Almost twice as many Wales fans than English to take day off

Date published: Thursday 16th June 2016 12:35

England v Wales: Battle of Britain in Lens

England v Wales: Battle of Britain in Lens

Nearly twice as many Wales fans than English will take a day off to watch the Euro 2016 clash between the two neighbours.

This is according to IG, one of the leading global traders, who go on to say that only a fifth of employers will let staff watch the match.

  • More than 1 in 3 Welsh fans take day off work to watch Group B game on 16 June
  • Just 1 in 5 English supporters set to be absent during Euro 2016 clash
  • A fifth of employers across England and Wales officially allow staff to watch match at work

Whilst 39% of football fans in Wales will be taking the day off to watch the Group B match which kicks off at 2pm, only 20% of England fans will likewise be absent from work.

The survey conducted by IG also shows that a fifth of employers across both England and Wales have made arrangements for staff to watch the match at work.

However, for those fans without such provision to officially watch the game at work, England fans (12%) are twice as likely to be watching the match at their desk on their PC than their Welsh counterparts (6%).

Gareth Bale did his bit to stir up the rivalry when he let his true feelings about England be known, in an interview with the Telegraph on June 10.

“I wouldn’t care if I never qualified – I would never play for England,” he blasted. He went on to describe Roy Hodgson’s team as “the enemy”, before insisting Wales have “a lot more passion and pride” than England.

“I remember when I was young being in a pub with my parents, everyone watching rugby or football,” recalled the Real Madrid star.
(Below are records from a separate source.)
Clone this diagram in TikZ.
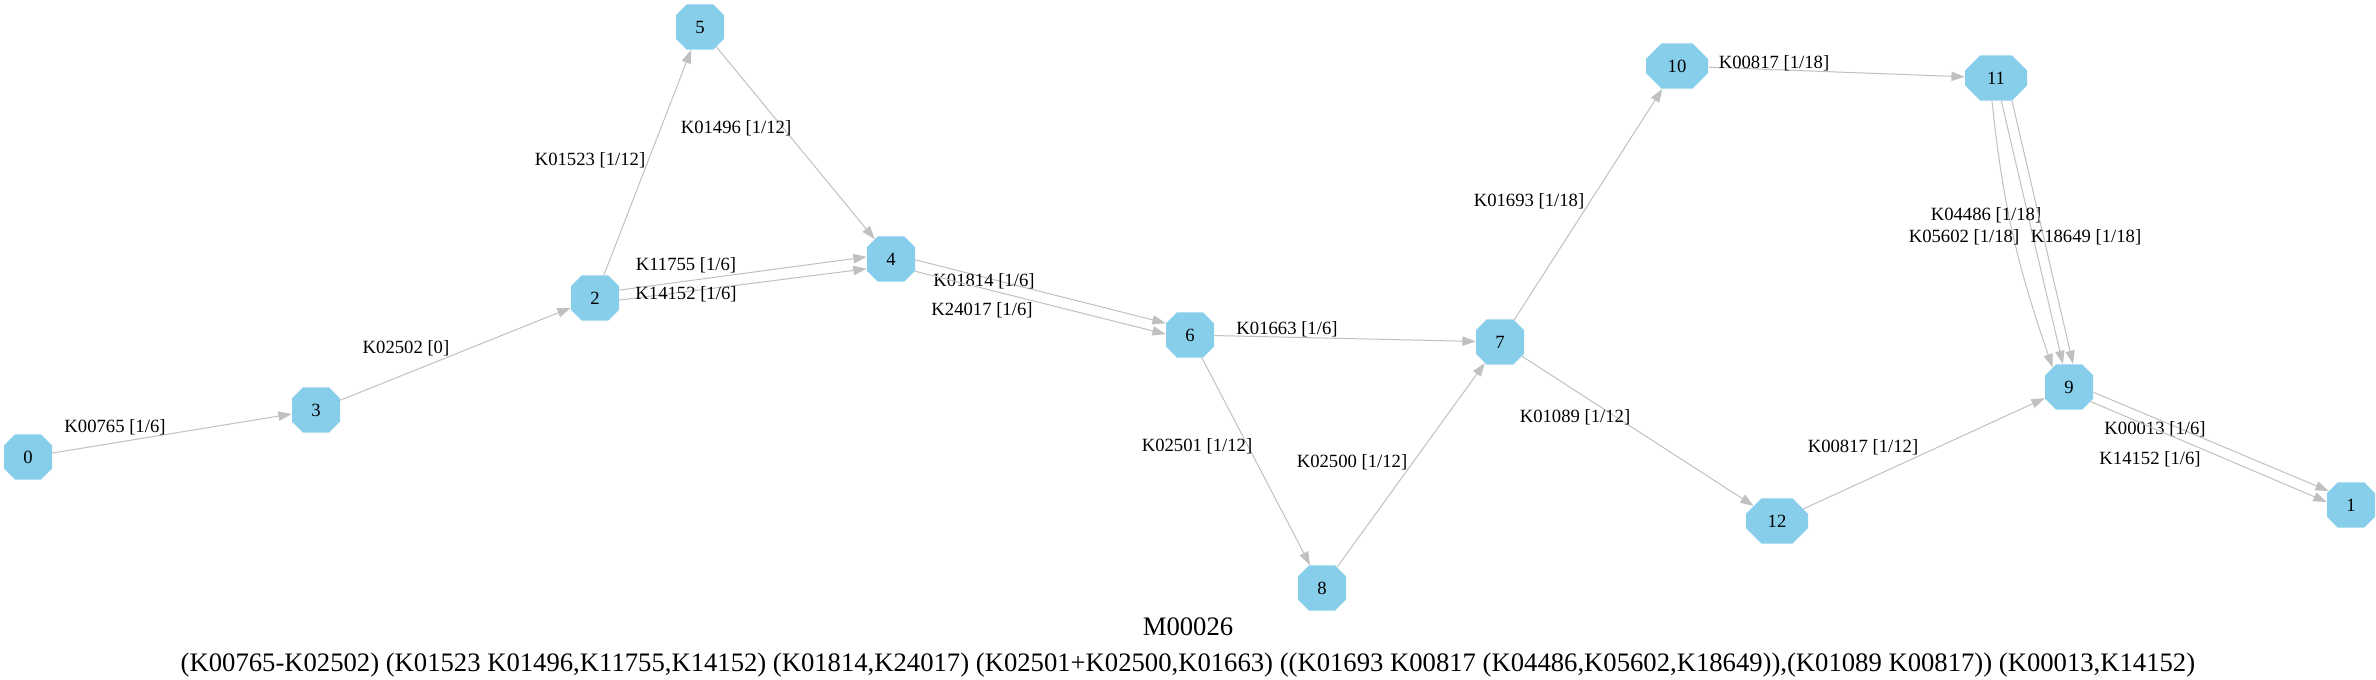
\documentclass[tikz,border=0pt]{standalone}
\usepackage{xcolor}
\definecolor{87ceeb}{HTML}{87ceeb}
\definecolor{c0c0c0}{HTML}{c0c0c0}
\usepackage{fontspec}
\setmainfont{Liberation Serif}
\usepackage{tikz}
\usetikzlibrary{shapes.misc, arrows.meta}

\begin{document}
\begin{tikzpicture}[x=0.75pt, y=-0.75pt,
                        oct/.style={chamfered rectangle, chamfered rectangle xsep=9pt, chamfered rectangle ysep=7pt, fill=87ceeb, inner sep=0pt, minimum width=36pt, minimum height=34pt, font=\fontsize{14}{16}\selectfont},
                        octwide/.style={oct, minimum width=46.5pt},
                        edge/.style={c0c0c0, line width=0.75pt, -{Triangle[length=10pt, width=7pt]}},
                        lbl/.style={text=black, inner sep=0pt, font=\fontsize{14}{16}\selectfont}]
                        \useasboundingbox (0, 0) rectangle (2376, 680);

                        \node (n0) at (28, 457) [oct] {0};
                        \node (n3) at (316, 410) [oct] {3};
                        \node (n2) at (595, 298) [oct] {2};
                        \node (n5) at (700, 27) [oct] {5};
                        \node (n4) at (891, 259) [oct] {4};
                        \node (n6) at (1190, 335) [oct] {6};
                        \node (n7) at (1500, 342) [oct] {7};
                        \node (n8) at (1322, 588) [oct] {8};
                        \node (n10) at (1677, 66) [octwide] {10};
                        \node (n11) at (1996, 78) [octwide] {11};
                        \node (n9) at (2069, 387) [oct] {9};
                        \node (n12) at (1777, 521) [octwide] {12};
                        \node (n1) at (2351, 505) [oct] {1};

                        \draw[edge] (n0) -- (n3) node[lbl] (k1) at (115, 427) {K00765 [1/6]};
                        \draw[edge] (n3) -- (n2) node[lbl] (k2) at (406, 348) {K02502 [0]};
                        \draw[edge] (n2) -- (n5) node[lbl] (k3) at (590, 160) {K01523 [1/12]};
                        \draw[edge] (n5) -- (n4) node[lbl] (k4) at (736, 128) {K01496 [1/12]};
                        \draw[edge] (n2.18) -- (n4.175) node[lbl] (k5) at (686, 265) {K11755 [1/6]};
                        \draw[edge] (n2.-5) -- (n4.202) node[lbl] (k6) at (686, 294) {K14152 [1/6]};
                        \draw[edge] (n4.-2) -- (n6.154) node[lbl] (k7) at (984, 281) {K01814 [1/6]};
                        \draw[edge] (n4.-27) -- (n6.178) node[lbl] (k8) at (982, 310) {K24017 [1/6]};
                        \draw[edge] (n6) -- (n7) node[lbl] (k9) at (1287, 329) {K01663 [1/6]};
                        \draw[edge] (n6) -- (n8) node[lbl] (k10) at (1197, 446) {K02501 [1/12]};
                        \draw[edge] (n8) -- (n7) node[lbl] (k11) at (1352, 462) {K02500 [1/12]};
                        \draw[edge] (n7) -- (n10) node[lbl] (k12) at (1529, 201) {K01693 [1/18]};
                        \draw[edge] (n7) -- (n12) node[lbl] (k13) at (1575, 417) {K01089 [1/12]};
                        \draw[edge] (n10) -- (n11) node[lbl] (k14) at (1774, 63) {K00817 [1/18]};
                        \draw[edge] (n11.-100) to[out=-84, in=109] (n9.130) node[lbl] (k15) at (1964, 237) {K05602 [1/18]};
                        \draw[edge] (n11.-77) -- (n9.105) node[lbl] (k16) at (1986, 215) {K04486 [1/18]};
                        \draw[edge] (n11.-55) -- (n9.80) node[lbl] (k17) at (2086, 237) {K18649 [1/18]};
                        \draw[edge] (n12) -- (n9) node[lbl] (k18) at (1863, 447) {K00817 [1/12]};
                        \draw[edge] (n9.-12) -- (n1.148) node[lbl] (k19) at (2155, 429) {K00013 [1/6]};
                        \draw[edge] (n9.-34) -- (n1.173) node[lbl] (k20) at (2150, 459) {K14152 [1/6]};

                        \node (t1) at (1188, 635) [anchor=base, font=\fontsize{20}{24}\selectfont] {M00026};
                        \node (t2) at (1188, 671) [anchor=base, font=\fontsize{20}{24}\selectfont] {(K00765-K02502) (K01523 K01496,K11755,K14152) (K01814,K24017) (K02501+K02500,K01663) ((K01693 K00817 (K04486,K05602,K18649)),(K01089 K00817)) (K00013,K14152)};
                    \end{tikzpicture}
\end{document}
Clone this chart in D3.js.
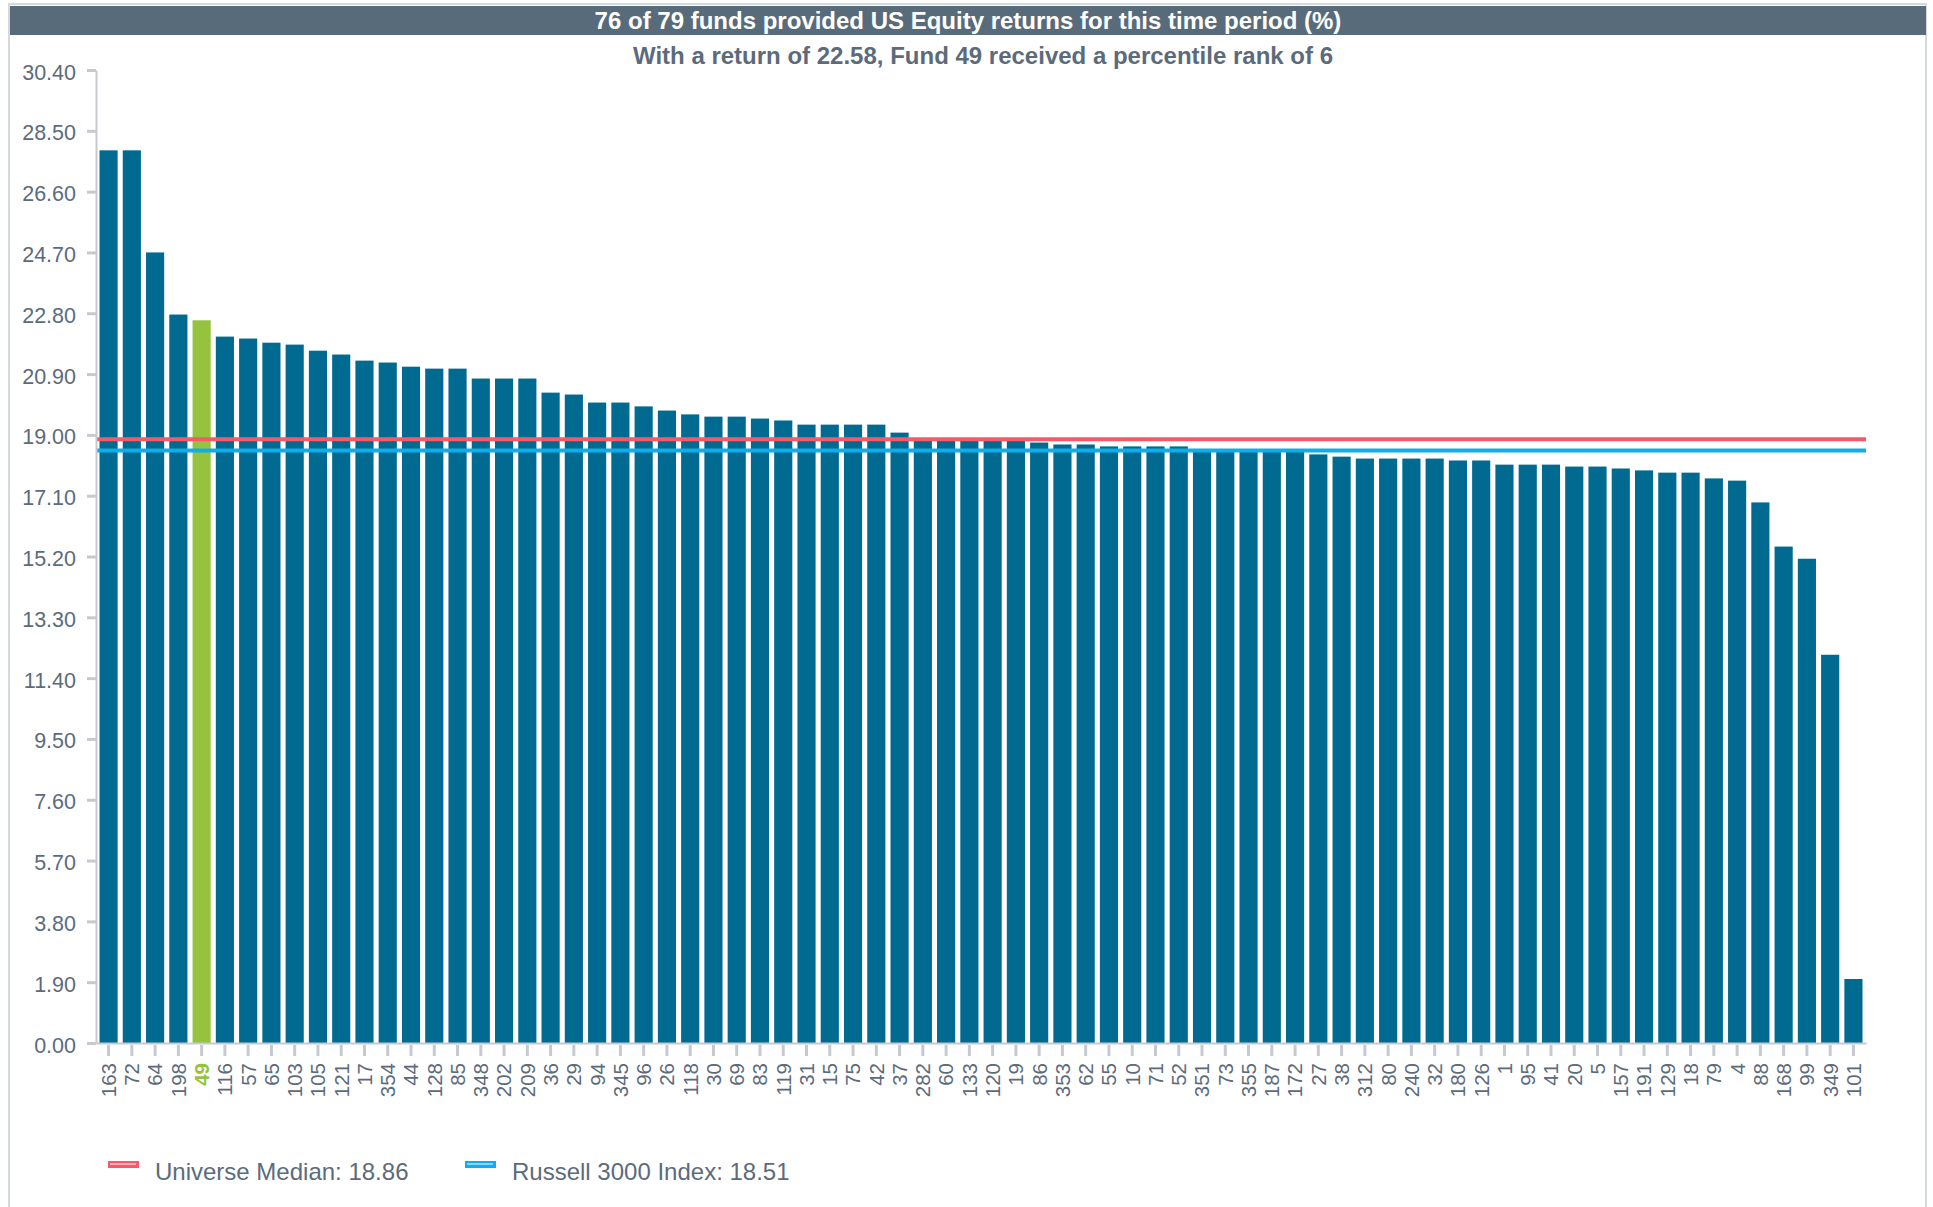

“Everyone was together, singing. Being Welsh just brings it out of you. I remember against Belgium in qualifying, we were all tired, and the whole stadium started singing. I don’t think any other nation would do that.

“Look at the national anthem. Everyone sings, the whole stadium. It’s the way we are brought up. We feel more pride and passion than anyone else. It’s difficult to explain but we feel that.”

Bale says that it was the same last autumn when he was in Madrid watching Wales effectively seal England’s fate at Twickenham in the Rugby World Cup. “I remember those – England don’t get that, do they?” he said.